On Pharmacy Avenue in Scarborough, the system didn’t just slow down.
It said no.
A six-storey mid-rise proposal—supported by planning staff and aligned with Toronto’s “gentle intensification” framework—was rejected over parking concerns and the ever-elastic phrase “neighbourhood character.” The project is now under appeal.
On paper, this shouldn’t have happened.
Both Pharmacy Avenue and Islington Avenue were redesignated in 2024 as major streets under Toronto’s EHON initiative, explicitly allowing small apartment buildings up to six storeys. Same policy. Same intent.
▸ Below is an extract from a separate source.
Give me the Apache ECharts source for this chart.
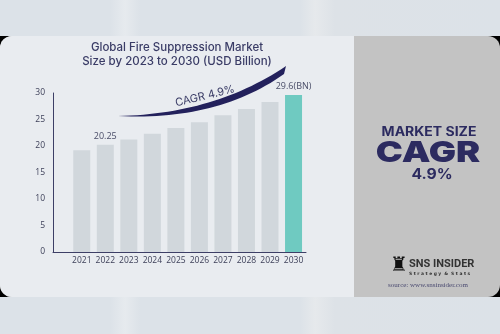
<!DOCTYPE html>
<html><head><meta charset="utf-8">
<script src="https://cdn.jsdelivr.net/npm/echarts@6/dist/echarts.min.js"></script>
<style>
html,body{margin:0;padding:0;}
#wrap{position:relative;width:500px;height:334px;overflow:hidden;
 background:linear-gradient(90deg,#dce2e8 0%,#dce2e8 22%,#e6eaee 25%,#dce2e8 28%,#dce2e8 60%,#e6e9ec 63%,#dde2e7 67%,#dce2e8 100%);}
#black{position:absolute;left:0;top:36px;width:500px;height:261px;background:#000;}
#card{position:absolute;left:0;top:36px;width:500px;height:261px;border-radius:12px;background:#c3c3c3;overflow:hidden;}
#leftp{position:absolute;left:0;top:0;width:354px;height:261px;background:#e9ecf0;}
#chart{position:absolute;left:0;top:0;width:500px;height:334px;}
</style></head>
<body>
<div id="wrap">
<div id="black"></div>
<div id="card"><div id="leftp"></div></div>
<div id="chart"></div>
</div>
<script>
var categories = ['2021','2022','2023','2024','2025','2026','2027','2028','2029','2030'];
var values = [19.2, 20.25, 21.25, 22.3, 23.4, 24.5, 25.8, 27.0, 28.3, 29.6];
var barLabels = ['', '20.25', '', '', '', '', '', '', '', '29.6(BN)'];
var yTicks = [0, 5, 10, 15, 20, 25, 30];

function quad(p0, c, p1, t){
  var u = 1 - t;
  return [u*u*p0[0] + 2*u*t*c[0] + t*t*p1[0], u*u*p0[1] + 2*u*t*c[1] + t*t*p1[1]];
}
function swoosh(){
  var pts = [], i, n = 30;
  for (i = 0; i <= n; i++) pts.push(quad([118,116],[215,114],[286,66], i/n));
  for (i = n; i >= 0; i--) pts.push(quad([118,116],[218,121],[284,74], i/n));
  return pts;
}

var chart = echarts.init(document.getElementById('chart'), null, {renderer:'canvas'});
var data = values.map(function(v,i){
  var item = {value:v, itemStyle:{color: i===values.length-1 ? '#6fcac1' : '#d1d7dc'}};
  if (barLabels[i]) item.label = {show:true, position:'top', distance:4, formatter:barLabels[i],
     color:'#4a4d68', fontSize:9, fontFamily:'Open Sans'};
  return item;
});
chart.setOption({
  backgroundColor:'transparent',
  animation:false,
  grid:[
    {left:70, right:194.7, top:93, bottom:82},
    {left:53, right:194, top:93, bottom:82}
  ],
  xAxis:[
    {type:'category', gridIndex:0, data:categories, axisLine:{show:false}, axisTick:{show:false},
     axisLabel:{interval:0, color:'#3c3f58', fontSize:8.5, fontFamily:'Open Sans', margin:4}},
    {type:'value', gridIndex:1, min:0, max:1, axisLine:{show:true, lineStyle:{color:'#3d3f66', width:1}},
     axisTick:{show:false}, axisLabel:{show:false}, splitLine:{show:false}}
  ],
  yAxis:[
    {type:'value', gridIndex:0, min:0, max:30, interval:5, show:false},
    {type:'value', gridIndex:1, min:yTicks[0], max:yTicks[yTicks.length-1], interval:5,
     axisLine:{show:true, lineStyle:{color:'#3d3f66', width:1}}, axisTick:{show:false},
     splitLine:{show:false},
     axisLabel:{color:'#3c3f58', fontSize:8.5, fontFamily:'Open Sans', margin:8}}
  ],
  series:[{type:'bar', xAxisIndex:0, yAxisIndex:0, data:data, barWidth:17}],
  graphic:[
    {type:'text', style:{text:'Global Fire Suppression Market\nSize by 2023 to 2030 (USD Billion)',
      x:177, y:41, textAlign:'center', fill:'#3a3c66', font:'500 11.5px Inter', lineHeight:14}},
    {type:'polygon', shape:{points:swoosh()}, style:{fill:'#23215c'}},
    {type:'text', x:205, y:96, rotation:0.24, style:{text:'CAGR 4.9%', textAlign:'center', textVerticalAlign:'middle',
      fill:'#3a3c66', font:'11px Inter'}},
    {type:'text', x:429, y:132, scaleX:1.12, style:{text:'MARKET SIZE', x:0, y:0, textAlign:'center', textVerticalAlign:'middle', fill:'#2c2b60', font:'bold 12.5px Inter'}},
    {type:'text', x:428, y:153, scaleX:1.25, style:{text:'CAGR', x:0, y:0, textAlign:'center', textVerticalAlign:'middle', fill:'#2c2b60', font:'900 29px Inter'}},
    {type:'text', x:432, y:175, scaleX:1.12, style:{text:'4.9%', x:0, y:0, textAlign:'center', textVerticalAlign:'middle', fill:'#2c2b60', font:'bold 14px Inter'}},
    {type:'text', style:{text:'\u265C', x:399, y:266, textAlign:'center', textVerticalAlign:'middle', fill:'#111', font:'20px DejaVu Sans'}},
    {type:'text', style:{text:'SNS INSIDER', x:409, y:264, textAlign:'left', textVerticalAlign:'middle', fill:'#333', font:'bold 11px Roboto'}},
    {type:'text', style:{text:'S t r a t e g y  &  S t a t s', x:409, y:273.5, textAlign:'left', textVerticalAlign:'middle', fill:'#333', font:'bold 4.4px DejaVu Sans'}},
    {type:'text', style:{text:'source: www.snsinsider.com', x:428, y:285, textAlign:'center', textVerticalAlign:'middle', fill:'#4a4a70', font:'7px Liberation Serif'}}
  ]
});
</script>
</body></html>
Two completely different outcomes.
That inconsistency is the story.
Legacy rules—some dating back to the 1950s—are still being selectively applied, even when they directly contradict updated council policy. And that disconnect matters more now than ever.
Here’s why.
High-density towers aren’t pencil.
Mid-rise projects are stalling under financing pressure.
Small and mid-scale developers are the ones stepping in to fill the supply gap.
But they can’t carry prolonged approval risk.
When committee decisions override adopted policy, uncertainty becomes the cost of entry. Smaller builders don’t have the balance sheets to wait years in limbo. Non-traditional investors don’t price political volatility into modest rental projects. So they walk.
And that’s dangerous.
Because this type of six-storey, corridor-based rental housing is exactly what can move quickly in a frozen market. It has lower capital intensity. Faster to deliver. Less reliant on speculative presales. In other words, it’s the supply profile cities say they want.
For Calgary buyers and investors, this isn’t a Toronto problem to ignore. It’s a preview.
As Calgary advances zoning reform, missing-middle policies, and corridor density, the lesson is clear: policy alignment doesn’t eliminate execution risk. Political discretion still shapes outcomes. Context still matters. And approvals are not binary—they’re negotiated.
For sellers, that means entitlement certainty carries real value.
For buyers, it means underwriting timelines matter as much as underwriting rents.
For investors, it reinforces a hard truth: risk today lives upstream, long before construction.
Pharmacy Avenue didn’t fail because the idea was wrong.
It failed because the system couldn’t decide which rules actually mattered.
And in today’s real estate market, uncertainty isn’t neutral—it’s a deterrent.